Data gravity is the real play

The deeper move is owning your assets. Not just your prompts or your preferences, but your data. Your infrastructure. The ways you mutate your data, the ways you interact with your systems, the workflows you’ve built on top of their connectors.

If Anthropic gets there, or partners with someone who can, switching gets hard. Really hard.

Consider what they already touch through Claude Code and MCP integrations. Your codebase. Your commit patterns. Your architecture decisions. Your bug priorities. Now add your production data, your customer interactions, your internal documents. Each integration is another thread of gravity.

We learned this in the cloud era. Data gravity is real. Once your data lives somewhere, the cost of moving it is technical, organizational, and political. I’ve migrated clouds. It’s the kind of cost that makes a CTO say “let’s do it next quarter” for three years running.

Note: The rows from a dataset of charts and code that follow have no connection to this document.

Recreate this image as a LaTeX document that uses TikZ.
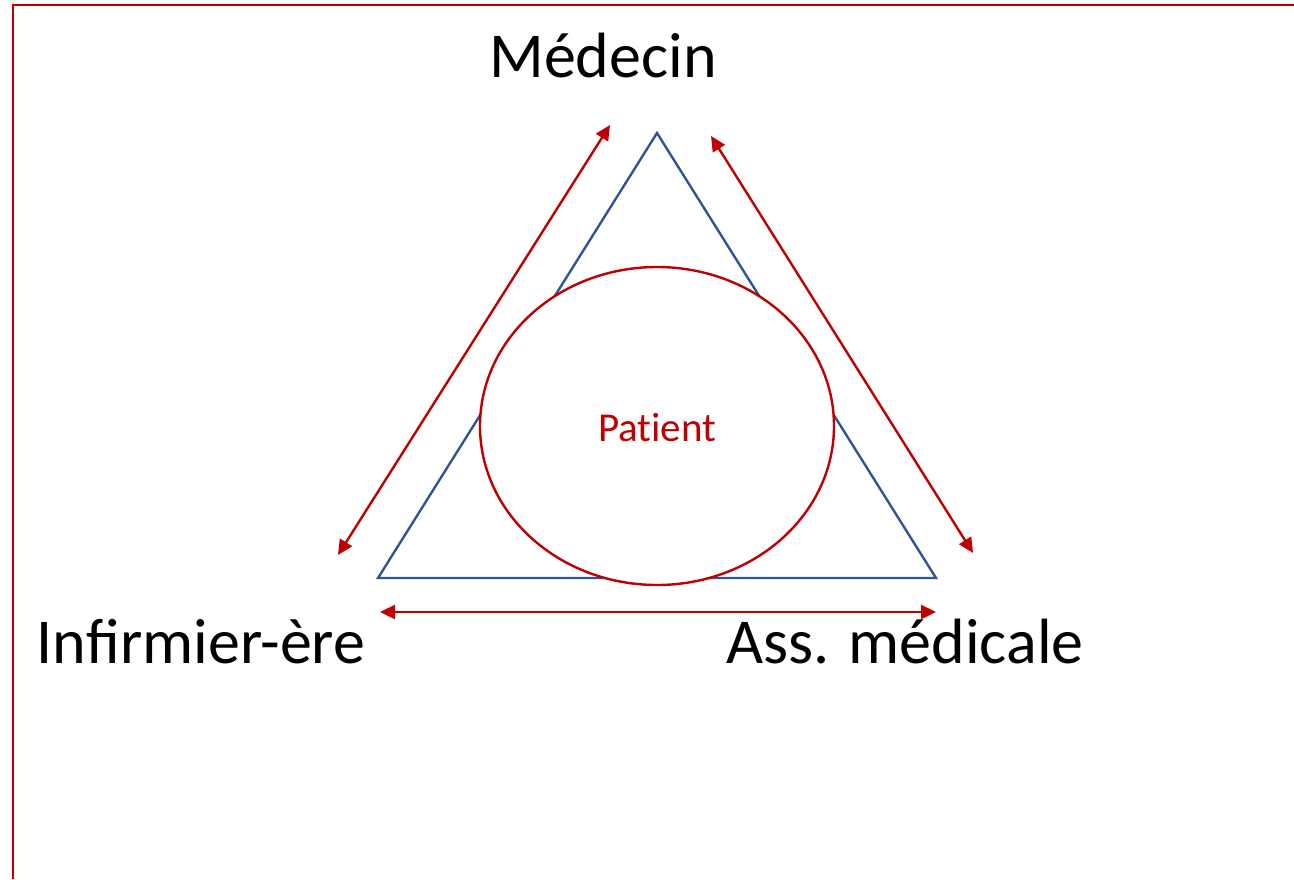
\documentclass[tikz,border=0pt]{standalone}
\usepackage{fontspec}
\setmainfont{Carlito}
\usetikzlibrary{arrows.meta,shapes.geometric}
\definecolor{myred}{HTML}{C00000}
\definecolor{myblue}{HTML}{2F5597}
\tikzset{
  dblarrow/.style={draw=myred, line width=2.4pt, {Triangle[length=15pt,width=14pt]}-{Triangle[length=15pt,width=14pt]}},
  rolelabel/.style={font=\fontsize{64}{70}\selectfont, text=black, inner sep=0pt},
}
\begin{document}
\begin{tikzpicture}[x=1pt,y=-1pt]
\useasboundingbox (0,0) rectangle (1294,879);
% frame
\draw[myred, line width=2.6pt] (13,879) -- (13,5) -- (1294,5);
% triangle
\coordinate (A) at (657,133);
\coordinate (B) at (378,578);
\coordinate (C) at (936,578);
\draw[myblue, line width=2.4pt, line join=miter] (A) -- (B) -- (C) -- cycle;
% patient
\node[draw=myred, line width=2.4pt, fill=white, ellipse, minimum width=354pt, minimum height=318pt, inner sep=0pt] (P) at (657,426) {};
\node[text=myred, font=\fontsize{41}{48}\selectfont\addfontfeatures{Ligatures=NoCommon}] (PT) at (657,428) {Patient};
% arrow end points
\coordinate (l1) at (338,555);
\coordinate (l2) at (610,125);
\coordinate (r1) at (711,136);
\coordinate (r2) at (973,553);
\coordinate (b1) at (380,612);
\coordinate (b2) at (936,612);
\draw[dblarrow] (l1) -- (l2);
\draw[dblarrow] (r1) -- (r2);
\draw[dblarrow] (b1) -- (b2);
% labels
\node[rolelabel, anchor=base] (M) at (603,77) {Médecin};
\node[rolelabel, anchor=base] (I) at (201,663) {Infirmier-ère};
\node[rolelabel, anchor=base] (S) at (905,663) {Ass. médicale};
\end{tikzpicture}
\end{document}
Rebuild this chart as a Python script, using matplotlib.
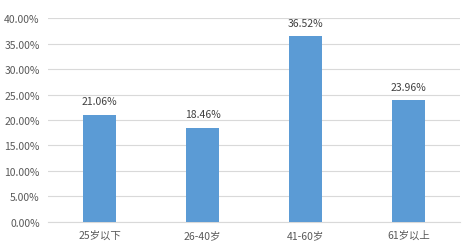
import matplotlib
matplotlib.use("Agg")
import matplotlib.pyplot as plt
from matplotlib.ticker import PercentFormatter

plt.rcParams['font.family'] = ['Noto Sans CJK SC', 'DejaVu Sans']

categories = ["25岁以下", "26-40岁", "41-60岁", "61岁以上"]
values = [21.06, 18.46, 36.52, 23.96]
yticks = [0, 5, 10, 15, 20, 25, 30, 35, 40]

fig = plt.figure(figsize=(4.72, 2.53), dpi=100)
ax = fig.add_axes([0.102, 0.1198, 0.872, 0.8039])

x = range(len(categories))
bars = ax.bar(x, values, width=0.317, color="#5B9BD5", zorder=3)
for xi, v in zip(x, values):
    ax.annotate(f"{v:.2f}%", (xi, v), xytext=(0, 6), textcoords="offset points",
                ha="center", va="bottom", fontsize=7.5, color="#404040")

ax.set_xlim(-0.5, len(categories) - 0.5)
ax.set_ylim(0, 40)
ax.set_yticks(yticks)
ax.yaxis.set_major_formatter(PercentFormatter(decimals=2))
ax.set_xticks(list(x))
ax.set_xticklabels(categories)
ax.grid(axis="y", color="#D9D9D9", linewidth=0.8, zorder=0)
for s in ["top", "right", "left"]:
    ax.spines[s].set_visible(False)
ax.spines["bottom"].set_color("#D9D9D9")
ax.tick_params(axis="both", length=0, labelsize=7.5, colors="#595959")
ax.tick_params(axis="x", pad=6)
ax.tick_params(axis="y", pad=6)

fig.savefig("out.png", dpi=100)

Lock-in spectrum: from switchable intelligence to immovable data gravity

Claude Cloude

Here’s the logical endpoint. If Anthropic has your data, can see how it changes, and can see the prompts you use to change it, they have a near-complete picture of your business. What you build. What you fix. What you prioritize. What you ignore.

At that point, they basically are your business.

It would not surprise me if Anthropic or OpenAI moves toward becoming a cloud provider. A platform that hosts your data, runs your workloads, and mediates your interaction with your own infrastructure. Not an AI company that also does cloud. A cloud provider that happens to have the best AI, because it trained on everything you did inside its walls.

That is lock-in.

We accepted this deal before

From a CTO’s perspective, this might not be the wrong move. We’ve been here before.

Most of us eventually accepted lock-in with a cloud provider. We made peace with it because we understood the trade. We offloaded the undifferentiated work: servers, patches, scaling. None of that was our competitive advantage. We handed it over because what we kept was products and features. The value lived above the abstraction layer, and that made the lock-in tolerable.

Cloud era vs AI era: what you trade and what you keep

An intelligence layer is different. When the AI provider sees your prompts, your data, and your decision patterns, the abstraction layer moves up. Way up. What does differentiation look like when your AI vendor understands your business as well as you do?

I don’t have the answer. But every business should be working through that question before the lock-in is already in place.